== DIRECTIONS ==
Copy the listing below in full and skip every picture.

═══ MATERIAL

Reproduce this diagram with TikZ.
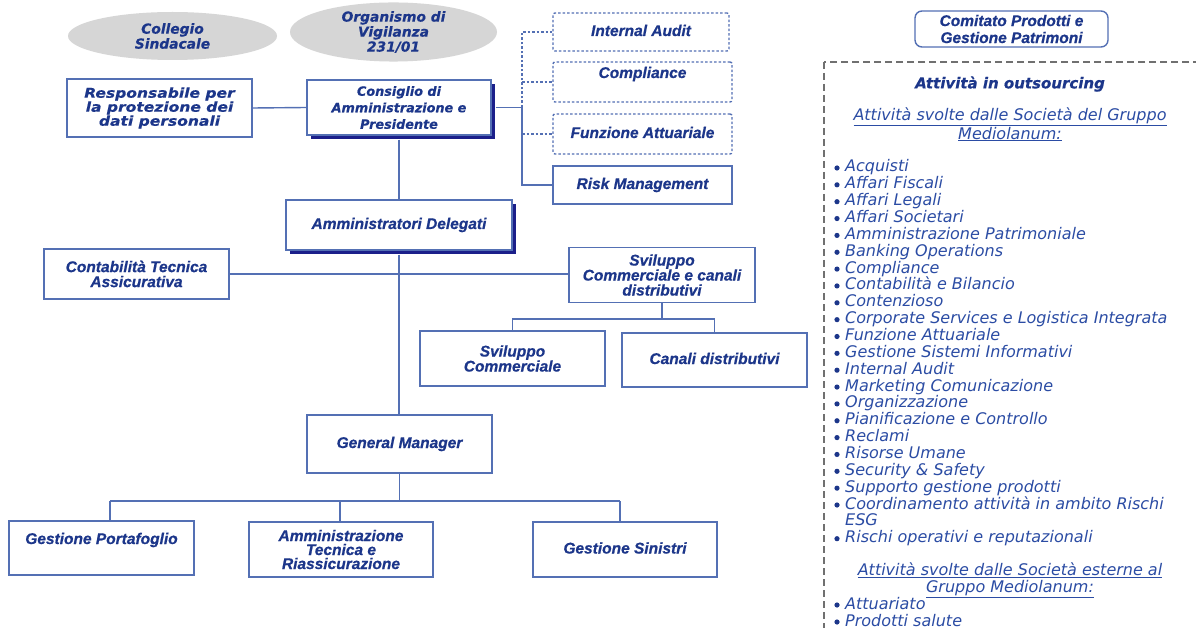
\documentclass[tikz,border=0pt]{standalone}
\usepackage{fontspec}
\setmainfont{DejaVu Sans}
\newfontfamily\vfont[BoldItalicFeatures={FakeBold=0.4}]{DejaVu Sans}
\newfontfamily\vwfont[FakeStretch=1.15,BoldItalicFeatures={FakeBold=0.4}]{DejaVu Sans}
\newfontfamily\afont[BoldItalicFeatures={FakeBold=0.6}]{Liberation Sans}
\usetikzlibrary{shapes.geometric,shadows}
\definecolor{boxblue}{HTML}{5470B4}
\definecolor{txtblue}{HTML}{1C368A}
\definecolor{listblue}{HTML}{2B4CA4}
\definecolor{shadowblue}{HTML}{1B1F8A}
\definecolor{elgray}{HTML}{D6D6D6}
\definecolor{panelgray}{HTML}{707070}
\begin{document}
\begin{tikzpicture}[x=1pt,y=-1pt,
 box/.style={draw=boxblue, line width=1.4pt, fill=white, text=txtblue, align=center, inner sep=0pt},
 abox/.style={box, font=\afont\bfseries\itshape\fontsize{15.5}{15}\selectfont},
 dbox/.style={abox, dash pattern=on 2.5pt off 2pt, rounded corners=2pt},
 shbox/.style={drop shadow={shadow xshift=4pt, shadow yshift=-4pt, fill=shadowblue, opacity=1}},
 conn/.style={draw=boxblue, line width=1.4pt},
 dconn/.style={conn, dash pattern=on 2.5pt off 2pt},
 oval/.style={ellipse, fill=elgray, text=txtblue, align=center, inner sep=0pt, font=\vfont\bfseries\itshape\fontsize{13.8}{15}\selectfont},
 item/.style={anchor=west, text=listblue, inner sep=0pt, text height=11.5pt, text depth=3.5pt, font=\vfont\itshape\fontsize{16}{17}\selectfont},
 head/.style={text=listblue, inner sep=0pt, align=center, font=\vfont\itshape\fontsize{16}{17}\selectfont},
 bul/.style={fill=txtblue}
]
\useasboundingbox (0,0) rectangle (1196,628);
\clip (0,0) rectangle (1196,628);
\fill[white] (0,0) rectangle (1196,628);

% ellipses
\node[oval, minimum width=209pt, minimum height=48pt] (cs) at (172.5,36) {Collegio\\Sindacale};
\node[oval, minimum width=207pt, minimum height=55pt] (odv) at (393.5,32) {Organismo di\\Vigilanza\\231/01};

% top boxes
\node[box, font=\vwfont\bfseries\itshape\fontsize{13.5}{14}\selectfont, minimum width=185pt, minimum height=58pt] (resp) at (159.5,108) {Responsabile per\\la protezione dei\\dati personali};
\node[box, shbox, font=\vfont\bfseries\itshape\fontsize{12.8}{16.5}\selectfont, minimum width=184pt, minimum height=55pt] (cda) at (399,107.5) {Consiglio di\\Amministrazione e\\Presidente};

\node[dbox, minimum width=176pt, minimum height=38pt, text height=11pt, text depth=3pt] (ia) at (641,32) {Internal Audit};
\node[dbox, minimum width=179pt, minimum height=40pt, text height=11pt, text depth=19pt] (comp) at (642.5,82) {Compliance};
\node[dbox, minimum width=179pt, minimum height=40pt, text height=11pt, text depth=3pt] (fa) at (642.5,134) {Funzione Attuariale};
\node[abox, minimum width=179pt, minimum height=38pt, text height=11pt, text depth=3pt] (rm) at (642.5,185) {Risk Management};

% middle
\node[abox, shbox, minimum width=226pt, minimum height=50pt, text height=11pt, text depth=3pt] (ad) at (399,225) {Amministratori Delegati};
\node[abox, minimum width=185pt, minimum height=50pt] (cta) at (136.5,274) {Contabilità Tecnica\\Assicurativa};
\node[abox, minimum width=186pt, minimum height=55pt] (scc) at (662,275) {Sviluppo\\Commerciale e canali\\distributivi};
\node[abox, minimum width=185pt, minimum height=55pt] (sc) at (512.5,358.5) {Sviluppo\\Commerciale};
\node[abox, minimum width=185pt, minimum height=54pt, text height=11pt, text depth=3pt] (cd) at (714.5,360) {Canali distributivi};
\node[abox, minimum width=185pt, minimum height=58pt, text height=11pt, text depth=3pt] (gm) at (399.5,444) {General Manager};
\node[abox, minimum width=185pt, minimum height=54pt, text height=11pt, text depth=19pt] (gp) at (101.5,548) {Gestione Portafoglio};
\node[abox, font=\afont\bfseries\itshape\fontsize{15.5}{14}\selectfont, minimum width=184pt, minimum height=55pt] (atr) at (341,549.5) {Amministrazione\\Tecnica e\\Riassicurazione};
\node[abox, minimum width=184pt, minimum height=55pt, text height=11pt, text depth=3pt] (gs) at (625,549.5) {Gestione Sinistri};

% connectors
\draw[conn] (resp.east) -- (cda.west);
\coordinate (j1) at (522,107.5);
\draw[conn] ([xshift=4pt]cda.east) -- (j1) |- (rm.west);
\draw[dconn] (j1) |- (ia.west);
\draw[dconn] (j1 |- comp.west) -- (comp.west);
\draw[dconn] (j1 |- fa.west) -- (fa.west);
\draw[conn] ([yshift=-4pt]cda.south) -- (ad.north);
\draw[conn] ([yshift=-4pt]ad.south) -- (ad.south |- gm.north);
\draw[conn] (cta.east) -- (cta.east -| scc.west);
\coordinate (j2) at (662,319);
\draw[conn] (scc.south) -- (j2);
\draw[conn] (sc.north) |- (j2) -| (cd.north);
\coordinate (j3) at (399.5,501);
\coordinate (b1) at (110,501);
\coordinate (b2) at (340,501);
\coordinate (b3) at (620,501);
\draw[conn] (gm.south) -- (j3);
\draw[conn] (b1) -- (b3);
\draw[conn] (b1) -- (b1 |- gp.north);
\draw[conn] (b2) -- (b2 |- atr.north);
\draw[conn] (b3) -- (b3 |- gs.north);

% right panel
\node[box, font=\afont\bfseries\itshape\fontsize{15.5}{17}\selectfont, rounded corners=7pt, minimum width=193pt, minimum height=36pt] (cpgp) at (1011.5,29) {Comitato Prodotti e\\Gestione Patrimoni};
\draw[panelgray, line width=1.6pt, dash pattern=on 7pt off 4pt] (824,62) rectangle (1230,680);
\node[inner sep=0pt, text=txtblue, font=\vfont\bfseries\itshape\fontsize{15}{17}\selectfont] (title) at (1010,84) {Attività in outsourcing};
\node[head] (h1) at (1010,124.5) {\underline{Attività svolte dalle Società del Gruppo}\\\underline{Mediolanum:}};
\foreach \t [count=\k from 0] in {Acquisti, Affari Fiscali, Affari Legali, Affari Societari, Amministrazione Patrimoniale, Banking Operations, Compliance, Contabilità e Bilancio, Contenzioso, Corporate Services e Logistica Integrata, Funzione Attuariale, Gestione Sistemi Informativi, Internal Audit, Marketing Comunicazione, Organizzazione, Pianificazione e Controllo, Reclami, Risorse Umane, Security \& Safety, Supporto gestione prodotti, Coordinamento attività in ambito Rischi}{
  \node[item] (li\k) at (845,{168+16.85*\k}) {\t};
  \fill[bul] (837,{168+16.85*\k}) circle (2.6pt);
}
\node[item] (esg) at (845,521.9) {ESG};
\node[item] (rop) at (845,538.7) {Rischi operativi e reputazionali};
\fill[bul] (837,538.7) circle (2.6pt);
\node[head] (h2) at (1010,580.5) {\underline{Attività svolte dalle Società esterne al}\\\underline{Gruppo Mediolanum:}};
\node[item] (att) at (845,605) {Attuariato};
\fill[bul] (837,605) circle (2.6pt);
\node[item] (ps) at (845,622) {Prodotti salute};
\fill[bul] (837,622) circle (2.6pt);
\end{tikzpicture}
\end{document}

══════

== COMPLETED EXERCISE ==
Reproduce this diagram with TikZ.
\documentclass[tikz,border=0pt]{standalone}
\usepackage{fontspec}
\setmainfont{DejaVu Sans}
\newfontfamily\vfont[BoldItalicFeatures={FakeBold=0.4}]{DejaVu Sans}
\newfontfamily\vwfont[FakeStretch=1.15,BoldItalicFeatures={FakeBold=0.4}]{DejaVu Sans}
\newfontfamily\afont[BoldItalicFeatures={FakeBold=0.6}]{Liberation Sans}
\usetikzlibrary{shapes.geometric,shadows}
\definecolor{boxblue}{HTML}{5470B4}
\definecolor{txtblue}{HTML}{1C368A}
\definecolor{listblue}{HTML}{2B4CA4}
\definecolor{shadowblue}{HTML}{1B1F8A}
\definecolor{elgray}{HTML}{D6D6D6}
\definecolor{panelgray}{HTML}{707070}
\begin{document}
\begin{tikzpicture}[x=1pt,y=-1pt,
 box/.style={draw=boxblue, line width=1.4pt, fill=white, text=txtblue, align=center, inner sep=0pt},
 abox/.style={box, font=\afont\bfseries\itshape\fontsize{15.5}{15}\selectfont},
 dbox/.style={abox, dash pattern=on 2.5pt off 2pt, rounded corners=2pt},
 shbox/.style={drop shadow={shadow xshift=4pt, shadow yshift=-4pt, fill=shadowblue, opacity=1}},
 conn/.style={draw=boxblue, line width=1.4pt},
 dconn/.style={conn, dash pattern=on 2.5pt off 2pt},
 oval/.style={ellipse, fill=elgray, text=txtblue, align=center, inner sep=0pt, font=\vfont\bfseries\itshape\fontsize{13.8}{15}\selectfont},
 item/.style={anchor=west, text=listblue, inner sep=0pt, text height=11.5pt, text depth=3.5pt, font=\vfont\itshape\fontsize{16}{17}\selectfont},
 head/.style={text=listblue, inner sep=0pt, align=center, font=\vfont\itshape\fontsize{16}{17}\selectfont},
 bul/.style={fill=txtblue}
]
\useasboundingbox (0,0) rectangle (1196,628);
\clip (0,0) rectangle (1196,628);
\fill[white] (0,0) rectangle (1196,628);

% ellipses
\node[oval, minimum width=209pt, minimum height=48pt] (cs) at (172.5,36) {Collegio\\Sindacale};
\node[oval, minimum width=207pt, minimum height=55pt] (odv) at (393.5,32) {Organismo di\\Vigilanza\\231/01};

% top boxes
\node[box, font=\vwfont\bfseries\itshape\fontsize{13.5}{14}\selectfont, minimum width=185pt, minimum height=58pt] (resp) at (159.5,108) {Responsabile per\\la protezione dei\\dati personali};
\node[box, shbox, font=\vfont\bfseries\itshape\fontsize{12.8}{16.5}\selectfont, minimum width=184pt, minimum height=55pt] (cda) at (399,107.5) {Consiglio di\\Amministrazione e\\Presidente};

\node[dbox, minimum width=176pt, minimum height=38pt, text height=11pt, text depth=3pt] (ia) at (641,32) {Internal Audit};
\node[dbox, minimum width=179pt, minimum height=40pt, text height=11pt, text depth=19pt] (comp) at (642.5,82) {Compliance};
\node[dbox, minimum width=179pt, minimum height=40pt, text height=11pt, text depth=3pt] (fa) at (642.5,134) {Funzione Attuariale};
\node[abox, minimum width=179pt, minimum height=38pt, text height=11pt, text depth=3pt] (rm) at (642.5,185) {Risk Management};

% middle
\node[abox, shbox, minimum width=226pt, minimum height=50pt, text height=11pt, text depth=3pt] (ad) at (399,225) {Amministratori Delegati};
\node[abox, minimum width=185pt, minimum height=50pt] (cta) at (136.5,274) {Contabilità Tecnica\\Assicurativa};
\node[abox, minimum width=186pt, minimum height=55pt] (scc) at (662,275) {Sviluppo\\Commerciale e canali\\distributivi};
\node[abox, minimum width=185pt, minimum height=55pt] (sc) at (512.5,358.5) {Sviluppo\\Commerciale};
\node[abox, minimum width=185pt, minimum height=54pt, text height=11pt, text depth=3pt] (cd) at (714.5,360) {Canali distributivi};
\node[abox, minimum width=185pt, minimum height=58pt, text height=11pt, text depth=3pt] (gm) at (399.5,444) {General Manager};
\node[abox, minimum width=185pt, minimum height=54pt, text height=11pt, text depth=19pt] (gp) at (101.5,548) {Gestione Portafoglio};
\node[abox, font=\afont\bfseries\itshape\fontsize{15.5}{14}\selectfont, minimum width=184pt, minimum height=55pt] (atr) at (341,549.5) {Amministrazione\\Tecnica e\\Riassicurazione};
\node[abox, minimum width=184pt, minimum height=55pt, text height=11pt, text depth=3pt] (gs) at (625,549.5) {Gestione Sinistri};

% connectors
\draw[conn] (resp.east) -- (cda.west);
\coordinate (j1) at (522,107.5);
\draw[conn] ([xshift=4pt]cda.east) -- (j1) |- (rm.west);
\draw[dconn] (j1) |- (ia.west);
\draw[dconn] (j1 |- comp.west) -- (comp.west);
\draw[dconn] (j1 |- fa.west) -- (fa.west);
\draw[conn] ([yshift=-4pt]cda.south) -- (ad.north);
\draw[conn] ([yshift=-4pt]ad.south) -- (ad.south |- gm.north);
\draw[conn] (cta.east) -- (cta.east -| scc.west);
\coordinate (j2) at (662,319);
\draw[conn] (scc.south) -- (j2);
\draw[conn] (sc.north) |- (j2) -| (cd.north);
\coordinate (j3) at (399.5,501);
\coordinate (b1) at (110,501);
\coordinate (b2) at (340,501);
\coordinate (b3) at (620,501);
\draw[conn] (gm.south) -- (j3);
\draw[conn] (b1) -- (b3);
\draw[conn] (b1) -- (b1 |- gp.north);
\draw[conn] (b2) -- (b2 |- atr.north);
\draw[conn] (b3) -- (b3 |- gs.north);

% right panel
\node[box, font=\afont\bfseries\itshape\fontsize{15.5}{17}\selectfont, rounded corners=7pt, minimum width=193pt, minimum height=36pt] (cpgp) at (1011.5,29) {Comitato Prodotti e\\Gestione Patrimoni};
\draw[panelgray, line width=1.6pt, dash pattern=on 7pt off 4pt] (824,62) rectangle (1230,680);
\node[inner sep=0pt, text=txtblue, font=\vfont\bfseries\itshape\fontsize{15}{17}\selectfont] (title) at (1010,84) {Attività in outsourcing};
\node[head] (h1) at (1010,124.5) {\underline{Attività svolte dalle Società del Gruppo}\\\underline{Mediolanum:}};
\foreach \t [count=\k from 0] in {Acquisti, Affari Fiscali, Affari Legali, Affari Societari, Amministrazione Patrimoniale, Banking Operations, Compliance, Contabilità e Bilancio, Contenzioso, Corporate Services e Logistica Integrata, Funzione Attuariale, Gestione Sistemi Informativi, Internal Audit, Marketing Comunicazione, Organizzazione, Pianificazione e Controllo, Reclami, Risorse Umane, Security \& Safety, Supporto gestione prodotti, Coordinamento attività in ambito Rischi}{
  \node[item] (li\k) at (845,{168+16.85*\k}) {\t};
  \fill[bul] (837,{168+16.85*\k}) circle (2.6pt);
}
\node[item] (esg) at (845,521.9) {ESG};
\node[item] (rop) at (845,538.7) {Rischi operativi e reputazionali};
\fill[bul] (837,538.7) circle (2.6pt);
\node[head] (h2) at (1010,580.5) {\underline{Attività svolte dalle Società esterne al}\\\underline{Gruppo Mediolanum:}};
\node[item] (att) at (845,605) {Attuariato};
\fill[bul] (837,605) circle (2.6pt);
\node[item] (ps) at (845,622) {Prodotti salute};
\fill[bul] (837,622) circle (2.6pt);
\end{tikzpicture}
\end{document}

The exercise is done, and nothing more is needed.